According to Section 147 (3) of the constitution, the president must appoint a minister from each of the 36 states of the Federation. While three states have two nominees each (Bauchi, Cross River and Katsina), only 25 of the 36 states have ministerial nominees so far on Tinubu’s list, leaving out 11 states. Not submitting a full list of ministerial nominees within the time allowed is a clear breach of the constitution. Under no circumstances should anyone, including the president, be allowed to take liberty with the constitution, the supreme law of the land. It is a wrong thing to do, a wrong way to start, a wrong precedent to allow. In the least, a National Assembly alive to its responsibility will strongly censure Tinubu for this serious breach.  

Tinubu conveniently stayed with the unhelpful tradition of submitting names of ministerial nominees without attaching portfolios. The explanation provided by his Chief of Staff is just an excuse, and a lame one at that. Sometimes, it is better to say nothing. Senate confirmation hearings are not meant for presidents to decide where to place the ministerial nominees.

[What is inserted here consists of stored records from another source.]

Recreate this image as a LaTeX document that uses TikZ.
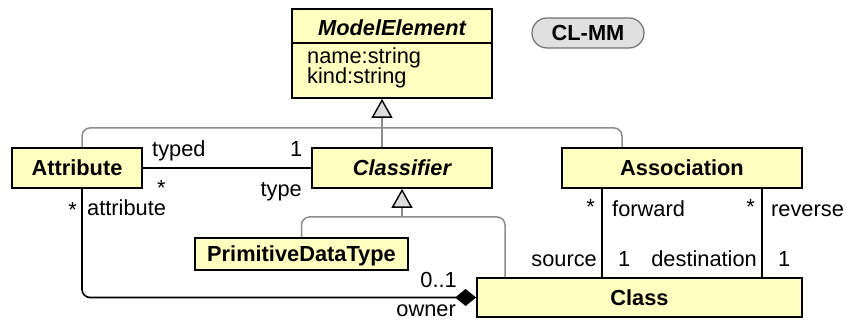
\documentclass[tikz,border=0pt]{standalone}
\usepackage{fontspec}
\setmainfont{Liberation Sans}
\usetikzlibrary{arrows.meta}
\definecolor{boxfill}{HTML}{FFFFC0}
\definecolor{genline}{HTML}{8C8C8C}
\definecolor{trifill}{HTML}{DCDCDC}
\definecolor{pillfill}{HTML}{E0E0E0}
\definecolor{pilldraw}{HTML}{707070}
\newcommand\dsize{\fontsize{21.8}{25}\selectfont}
\begin{document}
\begin{tikzpicture}[x=1pt,y=-1pt,
  umlbox/.style={draw=black, line width=1.8pt, fill=boxfill, inner sep=0pt,
    font=\dsize\bfseries, text height=15.4pt, text depth=0pt},
  lbl/.style={inner sep=0pt, font=\dsize},
  genl/.style={draw=genline, line width=1.5pt},
  gentip/.style={-{Triangle[length=19pt,width=21pt,line width=1.4pt,color=black,fill=trifill]}},
  assocl/.style={draw=black, line width=1.6pt},
  comptip/.style={-{Diamond[length=21pt,width=17pt]}}]
\useasboundingbox (0,0) rectangle (847,320);
% boxes
\node[umlbox, minimum width=200pt, minimum height=89pt] (me) at (392,53.5) {};
\node[lbl, font=\dsize\bfseries\itshape, anchor=base] (mehead) at (392,35.5) {ModelElement};
\coordinate (medl) at (292,43);
\coordinate (medr) at (492,43);
\draw[line width=1.8pt] (medl) -- (medr);
\node[lbl, anchor=base west] (mename) at (307,63.5) {name:string};
\node[lbl, anchor=base west] (mekind) at (307,84) {kind:string};
\node[umlbox, minimum width=130pt, minimum height=40pt] (attr) at (77,168) {Attribute};
\node[umlbox, minimum width=180pt, minimum height=40pt, font=\dsize\bfseries\itshape] (classifier) at (402,168) {Classifier};
\node[umlbox, minimum width=240pt, minimum height=40pt] (assoc) at (682,168) {Association};
\node[umlbox, minimum width=213pt, minimum height=32pt] (pdt) at (301.5,254) {PrimitiveDataType};
\node[umlbox, minimum width=325pt, minimum height=39pt] (class) at (639.5,297.5) {Class};
\node[draw=pilldraw, line width=1.2pt, fill=pillfill, rounded corners=15pt, minimum width=112pt,
  minimum height=30pt, inner sep=0pt, font=\dsize\bfseries, text height=15.4pt, text depth=0pt] (clmm) at (588,33) {CL-MM};
% generalizations
\coordinate (genbar) at (382,128);
\coordinate (genbar2) at (402,217);
\draw[genl, rounded corners=8pt] ([xshift=5pt]attr.north) |- (genbar) -| ([xshift=-60pt]assoc.north);
\draw[genl, gentip] ([xshift=-20pt]classifier.north) -- (me.south -| genbar);
\draw[genl, rounded corners=8pt] (pdt.north) |- (genbar2) -| ([xshift=-134.5pt]class.north);
\draw[genl, gentip] (genbar2) -- (classifier.south);
% associations
\draw[assocl] (attr.east) -- (classifier.west);
\draw[assocl, rounded corners=8pt, comptip] ([xshift=5pt]attr.south) |- (class.west);
\draw[assocl] ([xshift=-80pt]assoc.south) -- ([xshift=-80pt]assoc.south |- class.north);
\draw[assocl] ([xshift=80pt]assoc.south) -- ([xshift=80pt]assoc.south |- class.north);
% labels
\node[lbl, anchor=base west] (ltyped) at (152,157) {typed};
\node[lbl, anchor=base west] (lone1) at (290,157) {1};
\node[lbl, anchor=base west] (lstar1) at (157,196) {*};
\node[lbl, anchor=base east] (ltype) at (302,197) {type};
\node[lbl, anchor=base east] (lstar2) at (77,218) {*};
\node[lbl, anchor=base west] (lattr) at (87,216) {attribute};
\node[lbl, anchor=base east] (l01) at (457,288) {0..1};
\node[lbl, anchor=base east] (lowner) at (456,317) {owner};
\node[lbl, anchor=base east] (lstar3) at (595,215) {*};
\node[lbl, anchor=base west] (lfwd) at (612,217) {forward};
\node[lbl, anchor=base east] (lstar4) at (755,215) {*};
\node[lbl, anchor=base west] (lrev) at (771,217) {reverse};
\node[lbl, anchor=base east] (lsrc) at (597,267) {source};
\node[lbl, anchor=base west] (lone2) at (618,267) {1};
\node[lbl, anchor=base east] (ldest) at (757,267) {destination};
\node[lbl, anchor=base west] (lone3) at (778,267) {1};
\end{tikzpicture}
\end{document}
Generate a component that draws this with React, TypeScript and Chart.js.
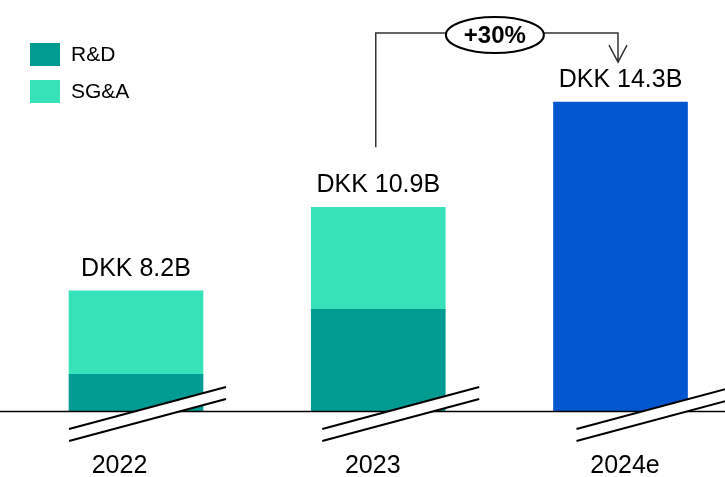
import { useEffect, useRef } from "react";
import { Chart, registerables } from "chart.js";

Chart.register(...registerables);

// ---- data (DKK billions) ----
const CATEGORIES = ["2022", "2023", "2024e"];
const RND = [5.5, 7.6, null];
const SGA = [2.7, 3.3, null];
const ESTIMATE = [null, null, 14.3];
const SERIES_LABELS = ["R&D", "SG&A", "Total (estimate)"];
const GROWTH_LABEL = "+30%";
// broken value axis: bars are cut at the axis break
const Y_MIN = 4.3;
const Y_MAX = 17.6;

const COLORS = ["#009C92", "#37E2B8", "#0057D0"];
const FONT = "'Liberation Sans', Arial, Helvetica, sans-serif";

const overlayPlugin = {
  id: "overlay",
  afterDatasetsDraw(chart: any) {
    const { ctx, chartArea } = chart;
    const xScale = chart.scales.x;
    const B = chartArea.bottom;
    ctx.save();

    // baseline
    ctx.strokeStyle = "#000";
    ctx.lineWidth = 1.6;
    ctx.beginPath();
    ctx.moveTo(0, B);
    ctx.lineTo(chart.width, B);
    ctx.stroke();

    // axis breaks
    const breakDx = [-67, -56, -44];
    CATEGORIES.forEach((_, i) => {
      const cx = xScale.getPixelForValue(i);
      const x0 = cx + breakDx[i];
      const x1 = x0 + 157;
      ctx.fillStyle = "#fff";
      ctx.beginPath();
      ctx.moveTo(x0, B + 17.5);
      ctx.lineTo(x1, B - 24.5);
      ctx.lineTo(x1, B - 12.5);
      ctx.lineTo(x0, B + 29.5);
      ctx.closePath();
      ctx.fill();
      ctx.strokeStyle = "#000";
      ctx.lineWidth = 2;
      ctx.beginPath();
      ctx.moveTo(x0, B + 17.5);
      ctx.lineTo(x1, B - 24.5);
      ctx.moveTo(x0, B + 29.5);
      ctx.lineTo(x1, B - 12.5);
      ctx.stroke();
    });

    // category labels (placed slightly off the bar centres, as in the source)
    const labelDx = [-16.5, -5.5, 4.5];
    ctx.fillStyle = "#000";
    ctx.font = `25px ${FONT}`;
    ctx.textAlign = "center";
    ctx.textBaseline = "alphabetic";
    CATEGORIES.forEach((_, i) => {
      const cx = xScale.getPixelForValue(i);
      ctx.fillText(String(xScale.getLabelForValue(i)), cx + labelDx[i], B + 61.5);
    });

    // total labels above bars
    const tops: number[] = [];
    CATEGORIES.forEach((_, i) => {
      let top = Infinity;
      let total = 0;
      chart.data.datasets.forEach((ds: any, d: number) => {
        const v = ds.data[i];
        if (v == null) return;
        total += v;
        const el = chart.getDatasetMeta(d).data[i];
        if (el && el.y < top) top = el.y;
      });
      tops.push(top);
      const cx = xScale.getPixelForValue(i);
      ctx.fillStyle = "#000";
      ctx.font = `25px ${FONT}`;
      ctx.textAlign = "center";
      ctx.textBaseline = "alphabetic";
      ctx.fillText(`DKK ${total.toFixed(1)}B`, cx, top - 15);
    });

    // legend
    ctx.font = `21px ${FONT}`;
    ctx.textAlign = "left";
    ctx.textBaseline = "middle";
    [0, 1].forEach((d, k) => {
      const ds = chart.data.datasets[d];
      const y = 43 + k * 37;
      ctx.fillStyle = ds.backgroundColor;
      ctx.fillRect(30, y, 30, 23);
      ctx.fillStyle = "#000";
      ctx.fillText(ds.label, 71, y + 12.5);
    });

    // growth bracket
    const xa = xScale.getPixelForValue(1) - 2.5;
    const xb = xScale.getPixelForValue(2) - 2.5;
    const yTop = 33;
    const yLeftEnd = tops[1] - 60;
    const yTip = tops[2] - 40;
    const ex = (xa + xb) / 2 - 2;
    const ey = 35;
    const rx = 49;
    const ry = 18;
    ctx.strokeStyle = "#333";
    ctx.lineWidth = 1.5;
    ctx.beginPath();
    ctx.moveTo(xa, yLeftEnd);
    ctx.lineTo(xa, yTop);
    ctx.lineTo(ex - rx, yTop);
    ctx.moveTo(ex + rx, yTop);
    ctx.lineTo(xb, yTop);
    ctx.lineTo(xb, yTip);
    ctx.moveTo(xb - 9, yTip - 17);
    ctx.lineTo(xb, yTip);
    ctx.lineTo(xb + 9, yTip - 17);
    ctx.stroke();

    ctx.beginPath();
    ctx.ellipse(ex, ey, rx, ry, 0, 0, Math.PI * 2);
    ctx.fillStyle = "#fff";
    ctx.fill();
    ctx.strokeStyle = "#000";
    ctx.lineWidth = 2;
    ctx.stroke();
    ctx.fillStyle = "#000";
    ctx.font = `bold 24px ${FONT}`;
    ctx.textAlign = "center";
    ctx.textBaseline = "middle";
    ctx.fillText(GROWTH_LABEL, ex, ey + 1.5);

    ctx.restore();
  },
};

export default function App() {
  const ref = useRef<HTMLCanvasElement | null>(null);

  useEffect(() => {
    if (!ref.current) return;
    const clip = { left: false, right: false, top: 0, bottom: 0 };
    const chart = new Chart(ref.current, {
      type: "bar",
      data: {
        labels: CATEGORIES,
        datasets: [
          { label: SERIES_LABELS[0], data: RND, backgroundColor: COLORS[0], clip } as any,
          { label: SERIES_LABELS[1], data: SGA, backgroundColor: COLORS[1], clip } as any,
          { label: SERIES_LABELS[2], data: ESTIMATE, backgroundColor: COLORS[2], clip } as any,
        ],
      },
      options: {
        responsive: false,
        animation: false,
        devicePixelRatio: 1,
        layout: { padding: { left: 136, right: 104.5, top: 0, bottom: 0 } },
        datasets: { bar: { barThickness: 134, borderWidth: 0 } },
        plugins: { legend: { display: false }, tooltip: { enabled: false } },
        scales: {
          x: {
            stacked: true,
            offset: false,
            grid: { display: false, drawTicks: false },
            border: { display: false },
            ticks: { display: false },
            afterFit: (scale: any) => {
              scale.height = 65.5;
            },
          },
          y: {
            stacked: true,
            display: false,
            min: Y_MIN,
            max: Y_MAX,
          },
        },
      } as any,
      plugins: [overlayPlugin],
    });
    return () => chart.destroy();
  }, []);

  return (
    <div style={{ position: "fixed", left: 0, top: 0, width: 725, height: 477, background: "#fff" }}>
      <canvas ref={ref} width={725} height={477} style={{ display: "block" }} />
    </div>
  );
}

They are designed for the senators to grill the nominees.

Without portfolios attached to the names of nominees, senators will be left with asking general questions or with just groping in the dark while the nominees will happily be auditioning for their preferred portfolios. It is a hollow and sub-optimal approach. Let’s hope the senators will redeem what has, a priori, been reduced to a perfunctory exercise, and not further trivialise things with their predilection for vacuous questions or the comedy of errors of ‘take a bow and go’. That approach will not do justice to the nominees and the country.